WHAT NEEDS TO BE DONE: Review the material and extract every line in which the word "this" occurs.

LISTED ENTRIES:
★ ★ ★

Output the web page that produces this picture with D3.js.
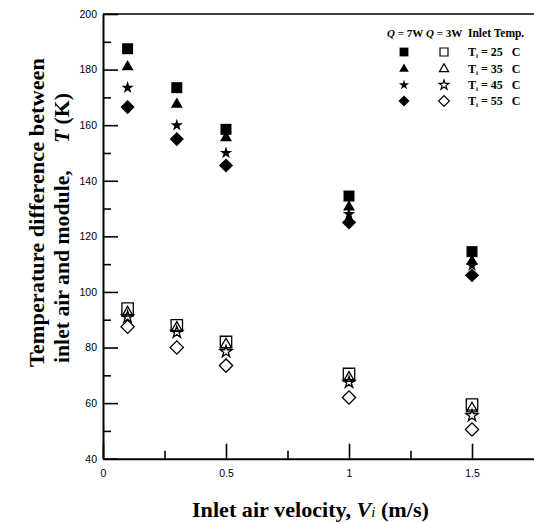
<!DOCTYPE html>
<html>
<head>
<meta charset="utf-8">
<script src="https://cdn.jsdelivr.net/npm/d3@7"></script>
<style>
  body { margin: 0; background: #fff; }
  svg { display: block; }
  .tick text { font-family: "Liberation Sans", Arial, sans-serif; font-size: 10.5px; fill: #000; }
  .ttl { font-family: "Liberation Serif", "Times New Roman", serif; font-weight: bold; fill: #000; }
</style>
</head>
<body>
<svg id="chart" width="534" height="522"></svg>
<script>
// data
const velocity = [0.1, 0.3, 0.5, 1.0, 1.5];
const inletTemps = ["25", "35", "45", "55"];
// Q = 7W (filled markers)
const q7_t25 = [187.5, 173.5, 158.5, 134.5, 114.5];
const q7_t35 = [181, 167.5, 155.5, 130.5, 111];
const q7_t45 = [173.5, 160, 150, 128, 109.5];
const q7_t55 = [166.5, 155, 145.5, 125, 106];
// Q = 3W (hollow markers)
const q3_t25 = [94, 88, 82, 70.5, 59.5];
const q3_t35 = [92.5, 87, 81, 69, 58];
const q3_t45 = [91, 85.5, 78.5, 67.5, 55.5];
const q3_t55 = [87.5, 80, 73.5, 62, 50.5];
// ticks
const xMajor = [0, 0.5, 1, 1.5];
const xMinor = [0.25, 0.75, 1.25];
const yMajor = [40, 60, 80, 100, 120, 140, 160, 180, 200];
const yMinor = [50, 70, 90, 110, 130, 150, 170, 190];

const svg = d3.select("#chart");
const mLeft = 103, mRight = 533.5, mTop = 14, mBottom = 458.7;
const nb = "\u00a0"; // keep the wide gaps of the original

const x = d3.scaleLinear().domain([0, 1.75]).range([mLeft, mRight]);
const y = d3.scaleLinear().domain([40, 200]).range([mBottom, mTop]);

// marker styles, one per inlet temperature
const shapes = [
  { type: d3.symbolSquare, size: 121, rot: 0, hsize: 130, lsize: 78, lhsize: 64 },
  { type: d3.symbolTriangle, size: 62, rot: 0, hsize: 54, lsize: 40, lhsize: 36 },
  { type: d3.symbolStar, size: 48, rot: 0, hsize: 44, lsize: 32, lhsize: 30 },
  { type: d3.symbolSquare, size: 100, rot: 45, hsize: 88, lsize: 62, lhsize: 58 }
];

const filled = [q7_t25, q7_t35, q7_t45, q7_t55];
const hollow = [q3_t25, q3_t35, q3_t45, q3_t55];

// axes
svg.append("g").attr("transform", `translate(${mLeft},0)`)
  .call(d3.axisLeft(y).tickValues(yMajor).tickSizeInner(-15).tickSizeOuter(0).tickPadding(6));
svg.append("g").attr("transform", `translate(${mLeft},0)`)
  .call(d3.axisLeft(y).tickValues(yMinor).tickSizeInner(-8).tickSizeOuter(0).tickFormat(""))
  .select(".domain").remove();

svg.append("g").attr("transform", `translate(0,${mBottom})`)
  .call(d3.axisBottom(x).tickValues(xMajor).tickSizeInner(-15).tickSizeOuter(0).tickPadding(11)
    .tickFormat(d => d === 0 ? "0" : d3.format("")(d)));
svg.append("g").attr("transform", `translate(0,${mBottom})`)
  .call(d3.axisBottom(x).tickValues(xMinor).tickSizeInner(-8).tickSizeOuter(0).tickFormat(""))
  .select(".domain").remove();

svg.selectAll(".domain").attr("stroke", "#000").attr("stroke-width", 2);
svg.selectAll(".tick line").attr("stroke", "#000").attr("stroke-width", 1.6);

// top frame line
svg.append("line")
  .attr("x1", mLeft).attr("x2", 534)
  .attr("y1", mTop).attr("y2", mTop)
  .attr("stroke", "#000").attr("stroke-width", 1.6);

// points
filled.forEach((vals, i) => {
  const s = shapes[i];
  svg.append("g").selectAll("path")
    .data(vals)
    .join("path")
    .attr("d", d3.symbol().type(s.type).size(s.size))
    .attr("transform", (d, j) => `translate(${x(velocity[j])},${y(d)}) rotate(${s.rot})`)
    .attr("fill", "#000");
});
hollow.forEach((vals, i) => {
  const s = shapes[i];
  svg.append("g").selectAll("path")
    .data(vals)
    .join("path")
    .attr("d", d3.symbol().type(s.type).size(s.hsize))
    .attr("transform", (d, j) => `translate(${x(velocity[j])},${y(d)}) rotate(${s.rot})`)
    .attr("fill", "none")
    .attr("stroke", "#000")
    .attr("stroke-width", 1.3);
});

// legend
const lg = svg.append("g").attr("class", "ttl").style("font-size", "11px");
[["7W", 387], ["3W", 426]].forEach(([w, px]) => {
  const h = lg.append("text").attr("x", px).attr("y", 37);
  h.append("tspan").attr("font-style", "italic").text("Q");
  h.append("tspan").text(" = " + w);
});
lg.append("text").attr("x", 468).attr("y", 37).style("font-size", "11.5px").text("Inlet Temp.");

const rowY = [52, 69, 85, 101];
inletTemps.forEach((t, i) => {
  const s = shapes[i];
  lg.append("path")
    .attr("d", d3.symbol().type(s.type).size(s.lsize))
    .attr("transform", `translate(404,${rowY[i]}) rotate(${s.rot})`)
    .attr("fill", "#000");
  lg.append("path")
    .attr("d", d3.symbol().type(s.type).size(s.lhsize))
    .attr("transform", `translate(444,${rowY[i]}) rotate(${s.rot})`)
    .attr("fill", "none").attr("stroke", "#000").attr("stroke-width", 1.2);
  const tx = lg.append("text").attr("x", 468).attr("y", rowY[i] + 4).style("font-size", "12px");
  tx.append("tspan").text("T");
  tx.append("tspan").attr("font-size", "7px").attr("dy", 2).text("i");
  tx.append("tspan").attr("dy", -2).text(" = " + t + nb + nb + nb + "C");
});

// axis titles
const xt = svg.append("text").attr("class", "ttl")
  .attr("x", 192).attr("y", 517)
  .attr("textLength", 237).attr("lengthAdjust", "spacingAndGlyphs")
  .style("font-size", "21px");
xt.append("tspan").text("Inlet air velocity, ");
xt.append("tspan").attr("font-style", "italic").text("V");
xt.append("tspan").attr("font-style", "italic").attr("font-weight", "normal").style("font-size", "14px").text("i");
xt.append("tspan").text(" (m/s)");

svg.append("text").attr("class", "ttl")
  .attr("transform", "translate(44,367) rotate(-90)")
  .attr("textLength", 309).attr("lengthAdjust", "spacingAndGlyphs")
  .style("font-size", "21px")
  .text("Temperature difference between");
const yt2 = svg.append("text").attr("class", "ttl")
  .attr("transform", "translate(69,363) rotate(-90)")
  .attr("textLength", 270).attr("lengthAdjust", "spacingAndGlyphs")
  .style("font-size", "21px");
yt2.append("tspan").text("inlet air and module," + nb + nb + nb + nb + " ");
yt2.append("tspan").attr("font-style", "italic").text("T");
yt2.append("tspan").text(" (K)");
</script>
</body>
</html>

★ ★ ★

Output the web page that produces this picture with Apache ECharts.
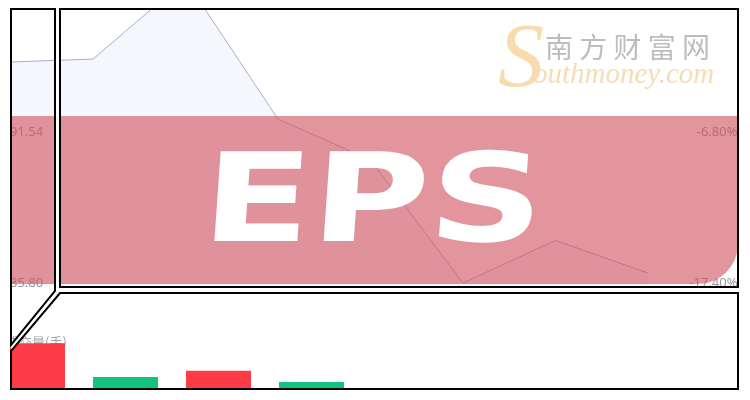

★ ★ ★

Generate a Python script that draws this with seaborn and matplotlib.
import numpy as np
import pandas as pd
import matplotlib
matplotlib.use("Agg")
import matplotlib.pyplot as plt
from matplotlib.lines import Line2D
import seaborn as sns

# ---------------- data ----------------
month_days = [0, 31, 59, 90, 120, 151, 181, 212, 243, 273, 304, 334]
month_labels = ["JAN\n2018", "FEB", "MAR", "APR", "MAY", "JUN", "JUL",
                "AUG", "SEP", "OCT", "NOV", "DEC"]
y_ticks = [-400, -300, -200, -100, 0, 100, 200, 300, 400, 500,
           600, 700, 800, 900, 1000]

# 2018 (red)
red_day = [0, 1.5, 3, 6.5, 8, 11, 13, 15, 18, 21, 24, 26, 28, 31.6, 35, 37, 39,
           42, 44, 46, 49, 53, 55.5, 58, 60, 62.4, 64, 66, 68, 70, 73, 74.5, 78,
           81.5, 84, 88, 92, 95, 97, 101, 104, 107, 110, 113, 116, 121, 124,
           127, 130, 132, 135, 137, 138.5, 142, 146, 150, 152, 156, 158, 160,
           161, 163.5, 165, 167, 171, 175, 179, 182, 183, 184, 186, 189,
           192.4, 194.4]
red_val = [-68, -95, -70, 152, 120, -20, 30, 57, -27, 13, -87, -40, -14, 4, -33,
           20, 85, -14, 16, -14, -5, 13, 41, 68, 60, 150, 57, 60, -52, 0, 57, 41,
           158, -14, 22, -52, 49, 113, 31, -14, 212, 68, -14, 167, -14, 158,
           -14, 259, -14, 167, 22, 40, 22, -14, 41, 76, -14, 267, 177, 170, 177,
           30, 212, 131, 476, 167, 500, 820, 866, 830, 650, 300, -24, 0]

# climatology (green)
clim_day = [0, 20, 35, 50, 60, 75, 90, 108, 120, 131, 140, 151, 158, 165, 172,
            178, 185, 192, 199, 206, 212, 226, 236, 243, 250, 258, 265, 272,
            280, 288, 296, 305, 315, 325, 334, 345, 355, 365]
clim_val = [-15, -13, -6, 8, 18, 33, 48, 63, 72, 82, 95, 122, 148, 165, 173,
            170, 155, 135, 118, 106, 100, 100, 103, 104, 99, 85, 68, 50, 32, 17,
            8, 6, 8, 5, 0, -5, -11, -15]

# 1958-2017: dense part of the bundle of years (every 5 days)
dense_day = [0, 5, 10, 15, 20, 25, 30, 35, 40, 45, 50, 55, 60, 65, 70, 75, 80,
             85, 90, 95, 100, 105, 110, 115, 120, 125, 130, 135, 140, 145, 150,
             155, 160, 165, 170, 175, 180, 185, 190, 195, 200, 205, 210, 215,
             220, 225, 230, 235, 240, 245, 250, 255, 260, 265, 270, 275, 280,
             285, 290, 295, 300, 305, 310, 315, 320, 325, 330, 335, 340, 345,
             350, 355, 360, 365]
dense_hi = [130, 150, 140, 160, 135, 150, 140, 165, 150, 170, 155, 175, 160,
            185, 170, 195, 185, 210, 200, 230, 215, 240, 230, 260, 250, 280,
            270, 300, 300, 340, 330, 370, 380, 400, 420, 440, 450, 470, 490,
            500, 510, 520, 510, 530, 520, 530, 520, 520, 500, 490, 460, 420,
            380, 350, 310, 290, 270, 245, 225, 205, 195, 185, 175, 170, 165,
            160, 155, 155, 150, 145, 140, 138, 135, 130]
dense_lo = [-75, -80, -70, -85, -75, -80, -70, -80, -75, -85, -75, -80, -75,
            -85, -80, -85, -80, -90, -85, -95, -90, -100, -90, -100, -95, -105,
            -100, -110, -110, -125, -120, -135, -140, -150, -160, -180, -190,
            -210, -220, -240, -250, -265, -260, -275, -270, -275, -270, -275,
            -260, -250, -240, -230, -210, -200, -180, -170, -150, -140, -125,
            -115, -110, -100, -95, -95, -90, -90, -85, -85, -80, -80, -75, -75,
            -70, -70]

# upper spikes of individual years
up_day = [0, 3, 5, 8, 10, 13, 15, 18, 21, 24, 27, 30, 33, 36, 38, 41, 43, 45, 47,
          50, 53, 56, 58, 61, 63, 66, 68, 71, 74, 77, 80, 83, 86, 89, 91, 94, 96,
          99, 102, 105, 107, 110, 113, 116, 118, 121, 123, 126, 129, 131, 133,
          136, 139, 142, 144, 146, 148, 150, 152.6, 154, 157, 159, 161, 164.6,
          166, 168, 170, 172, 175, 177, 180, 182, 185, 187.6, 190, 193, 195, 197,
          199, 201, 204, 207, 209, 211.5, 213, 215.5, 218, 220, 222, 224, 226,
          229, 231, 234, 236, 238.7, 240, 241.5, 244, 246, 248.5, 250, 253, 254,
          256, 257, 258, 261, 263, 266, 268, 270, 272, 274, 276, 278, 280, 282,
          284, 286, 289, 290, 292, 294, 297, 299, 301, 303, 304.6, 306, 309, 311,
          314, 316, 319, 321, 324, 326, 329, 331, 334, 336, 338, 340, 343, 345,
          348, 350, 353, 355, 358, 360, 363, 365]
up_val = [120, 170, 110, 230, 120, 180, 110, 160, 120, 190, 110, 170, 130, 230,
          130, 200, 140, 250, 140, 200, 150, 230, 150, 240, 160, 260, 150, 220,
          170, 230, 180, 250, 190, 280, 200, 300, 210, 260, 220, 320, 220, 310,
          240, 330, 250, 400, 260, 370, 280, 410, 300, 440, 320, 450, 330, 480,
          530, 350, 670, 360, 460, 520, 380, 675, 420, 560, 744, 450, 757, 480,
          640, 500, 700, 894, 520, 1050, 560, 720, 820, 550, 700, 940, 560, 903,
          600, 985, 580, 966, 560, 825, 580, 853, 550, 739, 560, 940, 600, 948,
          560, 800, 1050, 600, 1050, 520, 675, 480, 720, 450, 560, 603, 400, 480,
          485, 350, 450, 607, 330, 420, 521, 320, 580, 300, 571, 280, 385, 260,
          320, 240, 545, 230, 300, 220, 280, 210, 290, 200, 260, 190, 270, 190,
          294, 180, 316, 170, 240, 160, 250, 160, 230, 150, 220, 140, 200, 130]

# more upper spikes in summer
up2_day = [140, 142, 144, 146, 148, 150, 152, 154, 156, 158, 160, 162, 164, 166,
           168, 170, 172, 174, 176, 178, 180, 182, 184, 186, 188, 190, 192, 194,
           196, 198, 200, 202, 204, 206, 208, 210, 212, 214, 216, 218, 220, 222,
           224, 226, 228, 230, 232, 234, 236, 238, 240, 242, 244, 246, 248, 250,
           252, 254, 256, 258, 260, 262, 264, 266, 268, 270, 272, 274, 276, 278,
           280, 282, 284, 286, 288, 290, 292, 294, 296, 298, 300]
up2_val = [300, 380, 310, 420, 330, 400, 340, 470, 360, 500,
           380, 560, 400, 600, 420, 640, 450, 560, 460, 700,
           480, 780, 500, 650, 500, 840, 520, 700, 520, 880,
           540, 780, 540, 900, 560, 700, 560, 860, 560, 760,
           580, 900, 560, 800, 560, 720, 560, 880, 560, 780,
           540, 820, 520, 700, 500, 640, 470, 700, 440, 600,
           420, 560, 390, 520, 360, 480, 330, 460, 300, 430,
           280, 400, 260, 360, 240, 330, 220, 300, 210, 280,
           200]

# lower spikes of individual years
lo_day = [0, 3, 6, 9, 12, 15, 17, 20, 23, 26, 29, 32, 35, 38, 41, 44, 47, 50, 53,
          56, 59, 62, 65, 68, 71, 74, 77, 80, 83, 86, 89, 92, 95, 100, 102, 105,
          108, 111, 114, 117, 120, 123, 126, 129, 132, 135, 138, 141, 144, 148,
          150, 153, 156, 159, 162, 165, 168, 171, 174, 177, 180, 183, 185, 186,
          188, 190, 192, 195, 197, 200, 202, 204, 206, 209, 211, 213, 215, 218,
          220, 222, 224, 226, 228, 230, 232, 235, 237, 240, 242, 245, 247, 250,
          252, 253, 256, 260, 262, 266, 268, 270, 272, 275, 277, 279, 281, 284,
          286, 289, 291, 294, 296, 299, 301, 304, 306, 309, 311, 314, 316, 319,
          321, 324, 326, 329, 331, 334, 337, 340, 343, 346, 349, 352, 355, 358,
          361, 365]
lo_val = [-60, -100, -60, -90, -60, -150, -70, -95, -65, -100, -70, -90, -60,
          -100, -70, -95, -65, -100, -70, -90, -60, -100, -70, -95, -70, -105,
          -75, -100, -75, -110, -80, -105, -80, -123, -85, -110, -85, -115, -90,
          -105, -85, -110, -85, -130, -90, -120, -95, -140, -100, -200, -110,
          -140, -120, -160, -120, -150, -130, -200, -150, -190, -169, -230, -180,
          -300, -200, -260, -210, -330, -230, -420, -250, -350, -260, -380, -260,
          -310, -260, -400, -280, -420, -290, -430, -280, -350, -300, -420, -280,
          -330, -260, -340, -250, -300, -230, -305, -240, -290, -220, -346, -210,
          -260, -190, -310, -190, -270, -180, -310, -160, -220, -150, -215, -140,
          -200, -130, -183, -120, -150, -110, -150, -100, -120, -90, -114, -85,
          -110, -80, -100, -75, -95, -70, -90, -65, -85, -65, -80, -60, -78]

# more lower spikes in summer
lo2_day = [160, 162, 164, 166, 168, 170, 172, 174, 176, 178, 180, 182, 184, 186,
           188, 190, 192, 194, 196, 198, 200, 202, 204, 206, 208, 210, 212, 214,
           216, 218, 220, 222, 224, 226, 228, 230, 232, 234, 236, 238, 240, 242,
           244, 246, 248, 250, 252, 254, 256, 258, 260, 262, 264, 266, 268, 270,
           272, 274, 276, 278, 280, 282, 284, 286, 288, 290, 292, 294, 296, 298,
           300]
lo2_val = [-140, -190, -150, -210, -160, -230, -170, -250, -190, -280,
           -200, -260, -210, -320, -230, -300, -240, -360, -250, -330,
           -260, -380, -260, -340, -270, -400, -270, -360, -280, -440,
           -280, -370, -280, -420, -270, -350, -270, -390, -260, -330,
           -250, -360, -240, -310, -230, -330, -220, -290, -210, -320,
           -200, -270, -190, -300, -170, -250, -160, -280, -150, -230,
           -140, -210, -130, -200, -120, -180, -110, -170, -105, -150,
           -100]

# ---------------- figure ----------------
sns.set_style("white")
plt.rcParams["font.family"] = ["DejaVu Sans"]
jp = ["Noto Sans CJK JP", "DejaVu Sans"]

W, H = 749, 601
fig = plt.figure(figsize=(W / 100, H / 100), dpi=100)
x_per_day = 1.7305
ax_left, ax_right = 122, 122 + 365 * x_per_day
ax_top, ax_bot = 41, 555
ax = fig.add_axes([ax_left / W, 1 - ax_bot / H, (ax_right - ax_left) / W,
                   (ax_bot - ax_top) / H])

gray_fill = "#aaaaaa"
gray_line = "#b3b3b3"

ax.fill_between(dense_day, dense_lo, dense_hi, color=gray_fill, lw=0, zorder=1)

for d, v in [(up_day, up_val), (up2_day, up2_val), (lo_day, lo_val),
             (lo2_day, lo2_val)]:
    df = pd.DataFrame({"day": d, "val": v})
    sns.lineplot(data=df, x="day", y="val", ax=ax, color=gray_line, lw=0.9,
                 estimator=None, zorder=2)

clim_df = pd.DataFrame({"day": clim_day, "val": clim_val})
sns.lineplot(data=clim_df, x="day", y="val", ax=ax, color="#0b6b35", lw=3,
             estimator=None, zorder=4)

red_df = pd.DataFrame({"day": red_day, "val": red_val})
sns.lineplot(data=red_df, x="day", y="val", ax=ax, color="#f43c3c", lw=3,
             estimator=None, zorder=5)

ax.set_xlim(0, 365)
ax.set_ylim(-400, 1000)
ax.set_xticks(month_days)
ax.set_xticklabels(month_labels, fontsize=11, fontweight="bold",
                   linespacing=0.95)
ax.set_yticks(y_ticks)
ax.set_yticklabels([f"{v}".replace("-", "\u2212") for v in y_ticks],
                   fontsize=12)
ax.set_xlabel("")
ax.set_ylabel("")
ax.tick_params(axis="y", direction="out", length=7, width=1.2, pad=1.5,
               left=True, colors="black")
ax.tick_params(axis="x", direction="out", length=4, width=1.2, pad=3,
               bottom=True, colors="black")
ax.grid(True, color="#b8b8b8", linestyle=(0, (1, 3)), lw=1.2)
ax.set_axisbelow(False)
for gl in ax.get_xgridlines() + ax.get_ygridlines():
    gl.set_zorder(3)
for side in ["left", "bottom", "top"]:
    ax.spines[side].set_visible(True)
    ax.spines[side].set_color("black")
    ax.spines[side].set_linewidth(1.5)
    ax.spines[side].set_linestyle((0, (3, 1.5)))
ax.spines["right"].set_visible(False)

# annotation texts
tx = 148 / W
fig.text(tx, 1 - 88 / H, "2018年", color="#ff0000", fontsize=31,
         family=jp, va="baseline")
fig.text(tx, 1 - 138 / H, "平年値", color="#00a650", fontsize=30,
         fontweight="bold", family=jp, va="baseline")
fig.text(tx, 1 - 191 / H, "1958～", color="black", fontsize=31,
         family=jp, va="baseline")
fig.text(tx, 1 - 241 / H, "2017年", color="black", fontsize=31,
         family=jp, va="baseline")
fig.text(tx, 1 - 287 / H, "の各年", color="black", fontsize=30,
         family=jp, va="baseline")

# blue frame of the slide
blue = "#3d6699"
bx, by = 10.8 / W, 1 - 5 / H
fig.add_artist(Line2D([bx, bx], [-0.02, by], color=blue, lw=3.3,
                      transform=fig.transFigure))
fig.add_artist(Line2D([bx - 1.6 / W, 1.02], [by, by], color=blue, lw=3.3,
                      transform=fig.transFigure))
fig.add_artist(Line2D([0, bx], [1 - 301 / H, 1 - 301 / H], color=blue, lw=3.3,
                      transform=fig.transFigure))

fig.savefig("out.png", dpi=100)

★ ★ ★

EXPECTED ANSWER:
Output the web page that produces this picture with D3.js.
Output the web page that produces this picture with Apache ECharts.
Generate a Python script that draws this with seaborn and matplotlib.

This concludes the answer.